Batch contracts usually argue about columns. Streaming contracts also have to argue about time.
Streaming contracts are different
Apache Iceberg documents Flink support for streaming writes, and Flink documents checkpoints and savepoints for stateful streaming operations. DataHub and dbt document contract concepts around assertions, schema, and producer commitments.
Streaming lakehouse pipelines need contracts that cover more than schema. They need event time, processing time, watermark assumptions, deduplication, ordering, late data, replay behavior, policy status, and freshness expectations.
What the contract must say
A useful contract names the event identity, event-time field, allowed lateness, duplicate handling, schema compatibility, partitioning assumptions, policy rules, replay window, owner, and consumer impact of changes.
The contract should also state what happens during recovery. If a savepoint restore or replay can change downstream table behavior, consumers need to know which guarantees still hold.
Core idea: A streaming contract is a promise about data, time, state, and recovery.
The ODI pipeline contract
Open Data Infrastructure makes the contract stronger by connecting streaming jobs, open table commits, catalog metadata, lineage, and data product SLAs. The contract should be visible to humans and machine consumers before they depend on the stream.
For adjacent context, read Flink and Iceberg streaming patterns, Flink savepoint governance, and semantic contracts in Open Data Infrastructure.
What breaks first
- The schema is contracted, but event-time and lateness behavior are tribal knowledge.
- Replay fixes one incident and creates duplicate or reordered downstream data.
- Policy status is evaluated at ingest but not preserved in the table contract.
- Consumers read the lakehouse table without knowing the streaming recovery window.
Questions to ask
Ask what the contract says about time, duplicates, ordering, replay, recovery, freshness, and policy.

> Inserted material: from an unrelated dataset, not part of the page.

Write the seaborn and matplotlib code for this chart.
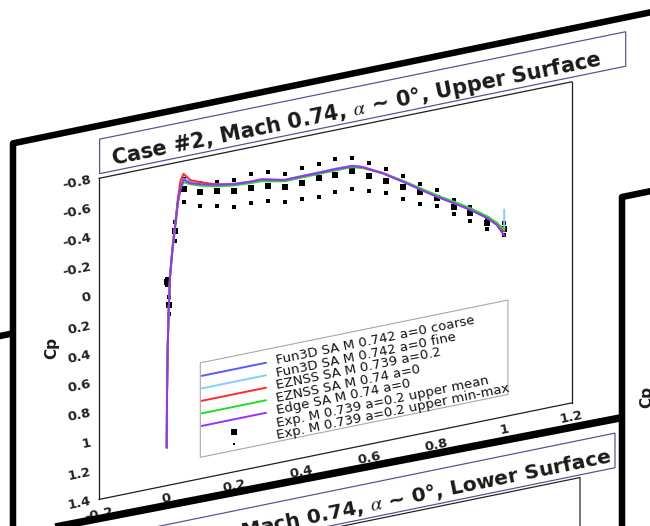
import numpy as np
import pandas as pd
import matplotlib
matplotlib.use("Agg")
import matplotlib.pyplot as plt
import matplotlib.transforms as mtransforms
from matplotlib.axes import Axes
from matplotlib.patches import Polygon
from matplotlib.lines import Line2D
from matplotlib.projections import register_projection
from matplotlib.ticker import FixedLocator, MultipleLocator, FuncFormatter
import seaborn as sns

# ---------------------------------------------------------------- data
# CFD surface pressure, upper surface (x/c, Cp)
x_cfd = [0.0, 0.001, 0.003, 0.006, 0.010, 0.017, 0.025, 0.033, 0.041, 0.050,
         0.070, 0.100, 0.150, 0.200, 0.250, 0.280, 0.310, 0.350, 0.400, 0.450,
         0.500, 0.550, 0.580, 0.640, 0.700, 0.750, 0.800, 0.850, 0.900, 0.950,
         0.978, 1.000]
cp_fun3d_coarse = [1.14, 0.77, 0.45, 0.20, -0.03, -0.21, -0.37, -0.53, -0.63, -0.68,
                   -0.645, -0.622, -0.593, -0.574, -0.566, -0.565, -0.55, -0.53, -0.532, -0.533,
                   -0.535, -0.532, -0.51, -0.44, -0.354, -0.278, -0.204, -0.136, -0.066, 0.014,
                   0.07, 0.13]
x_fun3d_fine = [0.0, 0.001, 0.003, 0.006, 0.010, 0.017, 0.025, 0.033, 0.041, 0.050,
                0.070, 0.100, 0.150, 0.200, 0.250, 0.280, 0.310, 0.350, 0.400, 0.450,
                0.500, 0.550, 0.580, 0.640, 0.700, 0.750, 0.800, 0.850, 0.900, 0.950,
                0.978, 1.000, 1.000]
cp_fun3d_fine = [1.14, 0.77, 0.45, 0.20, -0.03, -0.21, -0.37, -0.53, -0.63, -0.678,
                 -0.644, -0.621, -0.592, -0.573, -0.565, -0.564, -0.549, -0.529, -0.531, -0.532,
                 -0.534, -0.531, -0.509, -0.439, -0.353, -0.277, -0.203, -0.135, -0.065, 0.015,
                 0.07, 0.127, -0.02]
cp_eznss_0739 = [1.14, 0.77, 0.45, 0.19, -0.04, -0.22, -0.38, -0.55, -0.67, -0.713,
                 -0.66, -0.632, -0.592, -0.57, -0.562, -0.56, -0.545, -0.526, -0.528, -0.528,
                 -0.53, -0.527, -0.505, -0.44, -0.356, -0.282, -0.206, -0.138, -0.068, 0.012,
                 0.068, 0.13]
cp_eznss_074 = [1.14, 0.77, 0.45, 0.20, -0.03, -0.21, -0.36, -0.52, -0.615, -0.655,
                -0.632, -0.608, -0.58, -0.562, -0.555, -0.553, -0.538, -0.52, -0.522, -0.522,
                -0.524, -0.522, -0.502, -0.438, -0.358, -0.285, -0.212, -0.145, -0.076, 0.004,
                0.06, 0.12]
cp_edge = [1.14, 0.77, 0.45, 0.20, -0.03, -0.21, -0.36, -0.52, -0.62, -0.672,
           -0.64, -0.618, -0.59, -0.571, -0.564, -0.566, -0.55, -0.528, -0.53, -0.53,
           -0.532, -0.53, -0.508, -0.437, -0.351, -0.276, -0.202, -0.134, -0.064, 0.016,
           0.076, 0.16]

# Experiment, upper surface taps: mean and min/max envelope
x_exp = [0.0, 0.0075, 0.025, 0.05, 0.10, 0.15, 0.20, 0.25, 0.30, 0.35, 0.40, 0.45,
         0.50, 0.55, 0.60, 0.65, 0.70, 0.75, 0.80, 0.85, 0.90, 0.95, 1.00]
cp_exp_mean = [0.004, 0.168, -0.333, -0.608, -0.563, -0.547, -0.522, -0.522, -0.514, -0.479,
               -0.487, -0.495, -0.494, -0.494, -0.44, -0.382, -0.318, -0.256, -0.195, -0.11,
               -0.042, 0.047, 0.114]
cp_exp_min = [-0.015, 0.11, -0.397, -0.676, -0.625, -0.61, -0.60, -0.615, -0.605, -0.57,
              -0.585, -0.593, -0.60, -0.588, -0.525, -0.46, -0.393, -0.312, -0.248, -0.155,
              -0.082, 0.015, 0.075]
cp_exp_max = [0.025, 0.228, -0.265, -0.521, -0.471, -0.446, -0.413, -0.421, -0.411, -0.378,
              -0.375, -0.365, -0.376, -0.373, -0.334, -0.298, -0.235, -0.175, -0.138, -0.06,
              0.012, 0.092, 0.155]

cfd_labels = ["Fun3D SA M 0.742 a=0 coarse", "Fun3D SA M 0.742 a=0 fine",
              "EZNSS SA M 0.739 a=0.2", "EZNSS SA M 0.74 a=0", "Edge SA M 0.74 a=0"]
cfd_colors = ["#5a5aff", "#86cdf9", "#ff2b2b", "#22dd22", "#9a30ff"]
exp_labels = ["Exp. M 0.739 a=0.2 upper mean", "Exp. M 0.739 a=0.2 upper min-max"]

x_ticks = [-0.2, 0.0, 0.2, 0.4, 0.6, 0.8, 1.0, 1.2]
y_ticks = [-0.8, -0.6, -0.4, -0.2, 0.0, 0.2, 0.4, 0.6, 0.8, 1.0, 1.2, 1.4]

title_upper = "Case #2, Mach 0.74, $\\alpha$ ~ 0°, Upper Surface"
title_lower = "Case #2, Mach 0.74, $\\alpha$ ~ 0°, Lower Surface"

# ---------------------------------------------------------------- geometry
FIG_W, FIG_H, DPI = 650, 526, 100
SLOPE = 0.2042                      # tilt of the slide plane (rise per pixel)
ROT = np.degrees(np.arctan(SLOPE))  # matching text rotation
AX_L, AX_B, AX_W, AX_H = 99.2, 26.6, 472.5, 321.1
SHEAR = SLOPE * AX_W / AX_H


class SlantedAxes(Axes):
    """Axes drawn on a sheared plane: the x axis climbs to the right."""
    name = "slanted"

    def _set_lim_and_transforms(self):
        super()._set_lim_and_transforms()
        shear = mtransforms.Affine2D(np.array([[1.0, 0.0, 0.0],
                                               [SHEAR, 1.0, 0.0],
                                               [0.0, 0.0, 1.0]]))
        self.transShear = shear + self.transAxes
        to_axes = self.transScale + self.transLimits
        self.transData = to_axes + self.transShear
        self._xaxis_transform = (mtransforms.blended_transform_factory(
            to_axes, mtransforms.IdentityTransform()) + self.transShear)
        self._yaxis_transform = (mtransforms.blended_transform_factory(
            mtransforms.IdentityTransform(), to_axes) + self.transShear)

    def _gen_axes_patch(self):
        return Polygon([(0, 0), (1, SHEAR), (1, 1 + SHEAR), (0, 1)], closed=True)


register_projection(SlantedAxes)

sns.set_style("white")
plt.rcParams["font.family"] = ["DejaVu Sans"]
plt.rcParams["mathtext.fontset"] = "stix"
plt.rcParams["axes.unicode_minus"] = False

fig = plt.figure(figsize=(FIG_W / DPI, FIG_H / DPI), dpi=DPI)
fig.patch.set_facecolor("white")

# slide-plane coordinates (pixels, v measured downward) -> display
slide = (mtransforms.Affine2D(np.array([[1.0, 0.0, 0.0],
                                         [SLOPE, -1.0, FIG_H],
                                         [0.0, 0.0, 1.0]]))
         + mtransforms.Affine2D().scale(1.0 / DPI) + fig.dpi_scale_trans)


def px(p):
    return p * 72.0 / DPI


def slide_line(us, vs, lw, color="black", z=1):
    fig.add_artist(Line2D(us, vs, transform=slide, lw=px(lw), color=color,
                          solid_joinstyle="round", solid_capstyle="butt", zorder=z))


def slide_poly(us, vs, face, edge, lw, z):
    fig.add_artist(Polygon(list(zip(us, vs)), closed=True, transform=slide,
                           facecolor=face, edgecolor=edge, lw=px(lw), zorder=z))


# ---------------------------------------------------------------- main chart
ax = fig.add_axes([AX_L / FIG_W, AX_B / FIG_H, AX_W / FIG_W, AX_H / FIG_H],
                  projection="slanted")
ax.set_facecolor("white")

exp_range = pd.DataFrame({"x": x_exp + x_exp, "Cp": cp_exp_min + cp_exp_max})
sns.scatterplot(data=exp_range, x="x", y="Cp", marker="s", s=7, color="black",
                linewidth=0, ax=ax, legend=False, zorder=2)
sns.scatterplot(x=x_exp, y=cp_exp_mean, marker="s", s=22, color="black",
                linewidth=0, ax=ax, legend=False, zorder=2)

frames = []
for lab, xs, cps in zip(cfd_labels,
                        [x_cfd, x_fun3d_fine, x_cfd, x_cfd, x_cfd],
                        [cp_fun3d_coarse, cp_fun3d_fine, cp_eznss_0739,
                         cp_eznss_074, cp_edge]):
    frames.append(pd.DataFrame({"x": xs, "Cp": cps, "series": lab}))
cfd = pd.concat(frames, ignore_index=True)
sns.lineplot(data=cfd, x="x", y="Cp", hue="series", hue_order=cfd_labels,
             palette=dict(zip(cfd_labels, cfd_colors)), sort=False,
             estimator=None, linewidth=1.4, legend=False, ax=ax, zorder=3)

ax.set_xlim(-0.2, 1.2)
ax.set_ylim(1.4, -0.8)
ax.xaxis.set_major_locator(FixedLocator(x_ticks))
ax.yaxis.set_major_locator(FixedLocator(y_ticks))
ax.xaxis.set_minor_locator(MultipleLocator(0.05))
ax.yaxis.set_minor_locator(MultipleLocator(0.02))
fmt = FuncFormatter(lambda v, p: f"{v:g}")
ax.xaxis.set_major_formatter(fmt)
ax.yaxis.set_major_formatter(fmt)
ax.tick_params(which="major", direction="in", length=6.5, width=0.8,
               color="#222222", labelsize=9.5, labelcolor="#222222",
               top=False, right=False)
ax.tick_params(which="minor", direction="in", length=3, width=0.6,
               color="#444444", top=False, right=False)
ax.tick_params(axis="x", pad=4, labelrotation=ROT)
ax.tick_params(axis="y", pad=5, labelrotation=ROT)
for lbl in ax.get_xticklabels() + ax.get_yticklabels():
    lbl.set_fontweight("bold")
for sp in ax.spines.values():
    sp.set_color("#1e1e1e")
    sp.set_linewidth(0.9)

ax.set_xlabel("")
ax.set_ylabel("Cp", fontsize=11, fontweight="bold", color="#1e1e1e")
ax.yaxis.label.set_va("center")
ax.yaxis.set_label_coords(-0.1, 0.4715)

# legend drawn on the slanted plane
ax.add_patch(Polygon([(0.214, 0.0668), (0.865, 0.0668), (0.865, 0.3609), (0.214, 0.3609)],
                     closed=True, transform=ax.transShear, facecolor="white",
                     edgecolor="#a8a8a8", lw=0.8, zorder=4))
row_y = [0.3195, 0.2805, 0.2418, 0.2027, 0.1636, 0.1245, 0.0855]
for yy, lab, col in zip(row_y[:5], cfd_labels, cfd_colors):
    ax.plot([0.217, 0.353], [yy, yy], transform=ax.transShear, color=col,
            lw=1.4, zorder=5, clip_on=False)
ax.plot([0.285], [row_y[5]], transform=ax.transShear, marker="s", ms=3.8,
        color="black", mew=0, ls="none", zorder=5, clip_on=False)
ax.plot([0.285], [row_y[6]], transform=ax.transShear, marker="s", ms=2.0,
        color="black", mew=0, ls="none", zorder=5, clip_on=False)
for yy, lab in zip(row_y, cfd_labels + exp_labels):
    ax.text(0.375, yy, lab, transform=ax.transShear, rotation=ROT,
            rotation_mode="anchor", ha="left", va="center", fontsize=9.5,
            color="#111111", zorder=6)

# ---------------------------------------------------------------- slides
# slide to the left, edge just visible
slide_line([-40, 13], [336, 336], 6.5, z=1)
# main slide frame and title box
slide_line([13, 13, 760], [900, 146, 145], 6.5, z=1)
slide_poly([99.6, 625.7, 625.7, 99.6], [159.5, 159.5, 194, 194],
           "white", "#50509a", 1.2, z=1)
fig.text(356, 182, title_upper, transform=slide, rotation=ROT,
         rotation_mode="anchor", ha="center", va="center", fontsize=15,
         fontweight="bold", color="#1a1a1a", zorder=2)

# slide below, overlapping the bottom edge
slide_poly([-60, 622, 622, -60], [537, 544.6, 1200, 1200], "white", "none", 0, z=5)
slide_line([-60, 622], [537, 544.6], 7.5, z=6)
slide_poly([112, 615, 615, 112], [558.7, 558.7, 593.3, 593.3],
           "white", "#50509a", 1.2, z=6)
fig.text(373, 581, title_lower, transform=slide, rotation=ROT,
         rotation_mode="anchor", ha="center", va="center", fontsize=14.6,
         fontweight="bold", color="#1a1a1a", zorder=7)
slide_line([100, 580, 580], [596, 596, 1200], 1.2, color="#1e1e1e", z=6)

# slide to the right
slide_poly([622, 760, 760, 622], [324, 324, 1300, 1300], "white", "none", 0, z=8)
slide_line([622, 622, 760], [1300, 324, 324], 6.5, z=9)
fig.text(647, 529, "Cp", transform=slide, rotation=90, ha="center", va="center",
         fontsize=11, fontweight="bold", color="#1e1e1e", zorder=9)

fig.savefig("out.png", dpi=DPI, facecolor="white")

Ask whether those guarantees are tested and visible in catalog and lineage systems.
Streaming data products need contracts that can survive motion.
Sources to start with
These primary sources anchor the technical claims in this guide.
- Apache Iceberg Flink writes documentation
- Apache Flink savepoints documentation
- Apache Flink checkpoints and savepoints documentation
- DataHub data contracts documentation
- dbt model contracts documentation
- OpenLineage object model documentation
A streaming contract is where time becomes part of the data model.